L’esigenza dello Stato di tagliare i rifornimenti agli enti locali, così da limitare la spesa pubblica, si è ribaltata con vigore sui cittadini: sulle loro spalle, i sindaci e gli altri amministratori hanno riversato l’esigenza di finanziamento.
In venti anni, dal 1995 al 2015, la pressione fiscale è passata dal 40,3% al 47%. E’ quanto denuncia l’ultima ricerca Confcommercio-Cer su finanza pubblica e tasse locali. Durante lo stesso periodo le tasse locali sono passate da 30 miliardi a 103 miliardi di euro con una crescita del 248%. Intanto le tasse centrali sono passate da 228 miliardi a 393 miliardi con una crescita pari al 72%.
Dal 2011 al 2015 – come evidenzia la ricerca – le imposte sugli immobili sono cresciute del 143% passando da 9,8 miliardi a 23,9 miliardi di euro. Grazie alla diminuzione della prima casa nel 2016 ci sarà un calo di queste imposte del 19%. Dal 2011 al 2015 la tassa dei rifiuti è cresciuta del 50%. Stando alle stime di Confcommercio nel 2016 le imposte sugli immobili e sui rifiuti cresceranno nel complesso dell’80% rispetto al 2011, passando da 15,4 miliardi a 27,8 miliardi di euro.
“Il 2016 sarà un anno difficile e di sfida, entriamo con un dato deludente del Pil dell’ultimo trimestre 2015 ma l’Italia può ancora farcela se si applicherà la ricetta per la crescita, ovvero meno spesa pubblica e meno tasse”, ha detto il presidente di Confcommercio, Carlo Sangalli.

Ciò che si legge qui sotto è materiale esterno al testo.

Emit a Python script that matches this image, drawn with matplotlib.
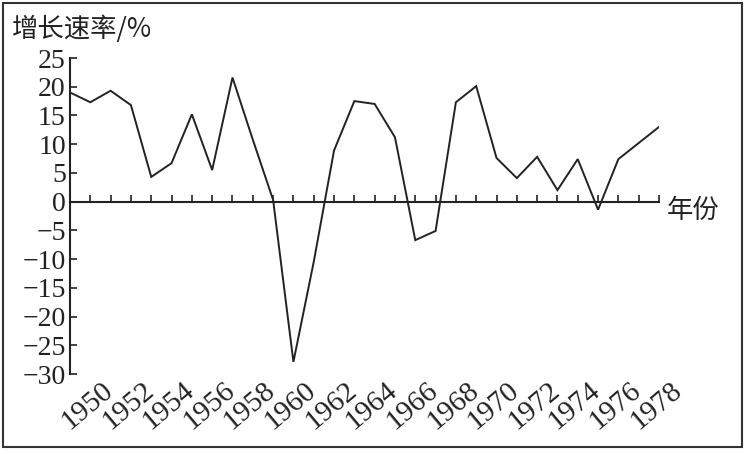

“Per facilitare la crescita – ha proseguito – bisogna rinunciare ad applicare la clausola di salvaguardia. Le nostre imprese non possono più pagare il conto di enti pubblici inefficienti e non vogliono subire trattamenti discriminatori sui pagamenti locali”. Sangalli ha ricordato che per una impresa con un imponibile Irap pari a 50 mila euro, la tassazione fra chi ha sede a Roma e chi ha sede a Trento può arrivare a 2.000 euro.